I think I would sooner lose my purse than my datebook. You can replace credit cards and lip gloss but a datebook keeps your life on track, of what’s coming, and just as important, what’s been.

Besides, if you use it to its full potential it becomes a journal, full of jottings and doodles, notes to yourself, last night’s dream, a reminder to find the video with Holly Hunter and Gena Rowlands, whose turn it is to buy lunch, whom you owe stamps to, which sauvignon blanc doesn’t give migraines and the hay fever pills that Helen uses.

It’s message central, a repository for the notes you carry in your pockets, the computer memos to yourself, the stick-on notes on the bathroom mirror, the naggers on the refrigerator door. By the end of the year everything that you once thought you needed to note in the last 12 months is there.

Now is the time when we transfer the stuff from one year into the next year’s book - and you thought there was nothing exciting to do on New Year’s.

These are big decisions, figuring out what to carry aboard and what to leave behind. The business card of a woman who leads hikes to Nepal. The 35 most erotic movies of all time, developed by a giggly group one midnight after lots of wine. A reminder from last summer to never call one friend on Thursdays because she gets edgy on deadline.

Some people plan their life with a little computer planner. Suggest dinner and they’ll beep in a code to see when they might have a window big enough to let you in. Others carry around those organizers shaped like a large meat loaf, categorized by such things as Goals and Projects, demonstrating that tightly scheduled sometimes gets confused with self-important.

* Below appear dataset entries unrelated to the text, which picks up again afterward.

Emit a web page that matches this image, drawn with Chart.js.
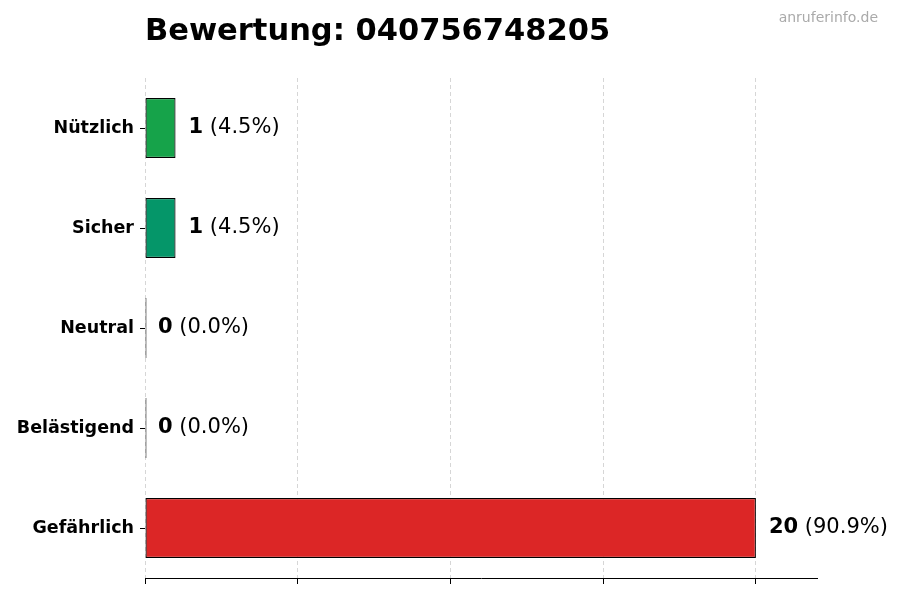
<!DOCTYPE html>
<html lang="de">
<head>
<meta charset="utf-8">
<title>Bewertung: 040756748205</title>
<script src="https://cdn.jsdelivr.net/npm/chart.js@4/dist/chart.umd.min.js"></script>
<style>
    html, body { margin: 0; padding: 0; background: #ffffff; }
    #wrap { width: 900px; height: 600px; position: relative; }
</style>
</head>
<body>
<div id="wrap"><canvas id="chart" width="900" height="600"></canvas></div>
<script>
// Daten
const categories = ['Nützlich', 'Sicher', 'Neutral', 'Belästigend', 'Gefährlich'];
const counts = [1, 1, 0, 0, 20];
const barColors = ['#16a34a', '#059669', '#6b7280', '#ea580c', '#dc2626'];
const xTicks = [0, 5, 10, 15, 20];

const TITLE = 'Bewertung: 040756748205';
const WATERMARK = 'anruferinfo.de';
const FONT = "'DejaVu Sans', sans-serif";

const total = counts.reduce((a, b) => a + b, 0);

// Titel + Wasserzeichen
const headerPlugin = {
    id: 'header',
    afterDraw(chart) {
        const ctx = chart.ctx;
        ctx.save();
        ctx.textBaseline = 'alphabetic';
        ctx.fillStyle = '#000000';
        ctx.font = `bold 30.5px ${FONT}`;
        ctx.textAlign = 'left';
        ctx.fillText(TITLE, chart.chartArea.left, 40);

        ctx.fillStyle = '#aaaaaa';
        ctx.font = `14px ${FONT}`;
        ctx.textAlign = 'right';
        ctx.fillText(WATERMARK, 878, 22);
        ctx.restore();
    }
};

// Werte neben den Balken: "20 (90.9%)"
const valueLabels = {
    id: 'valueLabels',
    afterDraw(chart) {
        const ctx = chart.ctx;
        const meta = chart.getDatasetMeta(0);
        const xScale = chart.scales.x;
        ctx.save();
        ctx.textBaseline = 'middle';
        ctx.textAlign = 'left';
        ctx.fillStyle = '#000000';
        meta.data.forEach((bar, i) => {
            const v = counts[i];
            const pct = total ? (v / total * 100).toFixed(1) : '0.0';
            let x = xScale.getPixelForValue(v) + 13;
            const y = bar.y;
            ctx.font = `bold 21px ${FONT}`;
            const num = String(v);
            ctx.fillText(num, x, y);
            x += ctx.measureText(num).width;
            ctx.font = `21px ${FONT}`;
            ctx.fillText(` (${pct}%)`, x, y);
        });
        ctx.restore();
    }
};

new Chart(document.getElementById('chart'), {
    type: 'bar',
    data: {
        labels: categories,
        datasets: [{
            data: counts,
            backgroundColor: barColors,
            borderColor: '#000000',
            borderWidth: 1.2,
            borderSkipped: false,
            minBarLength: 1.5,
            barPercentage: 0.6,
            categoryPercentage: 1.0
        }]
    },
    options: {
        indexAxis: 'y',
        responsive: false,
        animation: false,
        devicePixelRatio: 1,
        layout: { padding: { top: 78, right: 83, bottom: 0, left: 0 } },
        plugins: {
            legend: { display: false },
            title: { display: false },
            tooltip: { enabled: false }
        },
        scales: {
            x: {
                type: 'linear',
                min: 0,
                max: 22,
                z: 1,
                afterBuildTicks(scale) {
                    scale.ticks = xTicks.map(v => ({ value: v }));
                },
                afterFit(scale) { scale.height = 22; },
                ticks: { display: false },
                grid: {
                    color: 'rgba(0,0,0,0.16)',
                    lineWidth: 1,
                    tickColor: '#000000',
                    tickLength: 6,
                    drawTicks: true
                },
                border: { display: true, color: '#000000', width: 1, dash: [4, 3] }
            },
            y: {
                afterFit(scale) { scale.width = 145; },
                ticks: {
                    color: '#000000',
                    padding: 6,
                    font: { family: FONT, size: 17.5, weight: 'bold' }
                },
                grid: {
                    offset: false,
                    drawOnChartArea: false,
                    drawTicks: true,
                    tickLength: 5,
                    tickColor: '#000000'
                },
                border: { display: false }
            }
        }
    },
    plugins: [headerPlugin, valueLabels]
});
</script>
</body>
</html>
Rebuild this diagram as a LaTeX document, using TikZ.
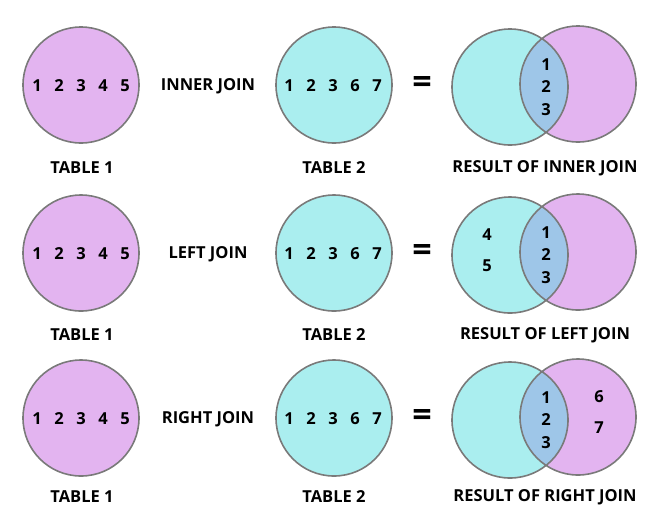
\documentclass[tikz,border=0pt]{standalone}
\usepackage{fontspec}
\setmainfont{Open Sans}
\usetikzlibrary{positioning}
\definecolor{tpink}{HTML}{E3B4F0}
\definecolor{tcyan}{HTML}{AAEEEF}
\definecolor{tboth}{HTML}{9EC6E8}
\definecolor{tline}{HTML}{7A7A7A}
\tikzset{
  tablecircle/.style={circle,minimum size=116pt,inner sep=0pt,draw=tline,line width=1.6pt},
  captiontext/.style={font=\bfseries\fontsize{16.5}{18}\selectfont},
  numtext/.style={font=\bfseries\fontsize{16.5}{18}\selectfont,inner sep=0pt},
  venn/.style={draw=tline,line width=1.6pt}
}

\begin{document}
\begin{tikzpicture}[x=1pt,y=-1pt]
\useasboundingbox (0,0) rectangle (661,531);
\foreach \y/\c/\j in {85/168/INNER,253/335/LEFT,418/497/RIGHT}{
  % the two tables
  \node[tablecircle,fill=tpink] (ta-\j) at (81,\y) {};
  \node[tablecircle,fill=tcyan] (tb-\j) at (334,\y) {};
  \foreach \n [count=\i] in {1,2,3,4,5}
    \node[numtext] (a\n-\j) at (15+22*\i,\y+1) {\n};
  \foreach \n [count=\i] in {1,2,3,6,7}
    \node[numtext] (b\n-\j) at (267+22*\i,\y+1) {\n};
  \node[captiontext] (ca-\j) at (82,\c) {TABLE 1};
  \node[captiontext] (cb-\j) at (334,\c) {TABLE 2};
  \node[captiontext] (op-\j) at (208,\y+1) {\j\ JOIN};
  \node[font=\bfseries\fontsize{34}{34}\selectfont] (eq-\j) at (422,\y) {=};
  % result
  \begin{scope}
    \fill[tcyan] (510,\y+2) circle (58pt);
    \fill[tpink] (578,\y-1) circle (58pt);
    \clip (510,\y+2) circle (58pt);
    \fill[tboth] (578,\y-1) circle (58pt);
  \end{scope}
  \draw[venn] (510,\y+2) circle (58pt) (578,\y-1) circle (58pt);
  \node[numtext] (r1-\j) at (546,\y-20) {1};
  \node[numtext] (r2-\j) at (546,\y+2) {2};
  \node[numtext] (r3-\j) at (546,\y+25) {3};
  \node[captiontext] (cr-\j) at (545,\c) {RESULT OF \j\ JOIN};
}
\node[numtext] (l4) at (487,235) {4};
\node[numtext] (l5) at (487,266) {5};
\node[numtext] (r6) at (599,397) {6};
\node[numtext] (r7) at (599,428) {7};
\end{tikzpicture}
\end{document}
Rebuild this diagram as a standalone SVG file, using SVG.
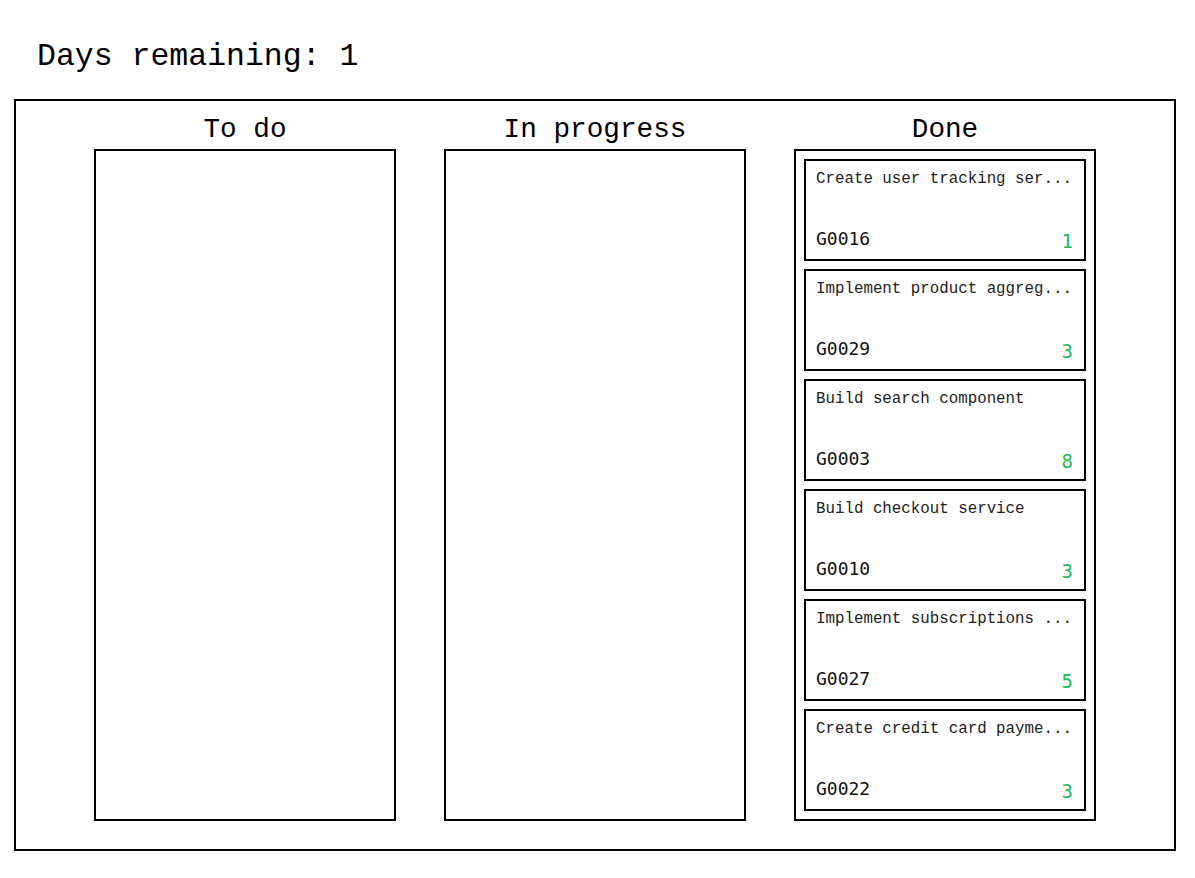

I like the picture datebooks. On one side, spaces for Monday through Sunday and on the other, photos of some get-away world I can dream about when I’m on hold.

I also have a desk calendar that is good for a month at a glance. Mostly I use it to eat pizza bagels on. The other day I discovered it still said October and scrawled on it was the name of an Asian market that sells an ant repellent. Plus the blood pressure numbers from my last physical. Both will be moved into the book of essentials for 1997.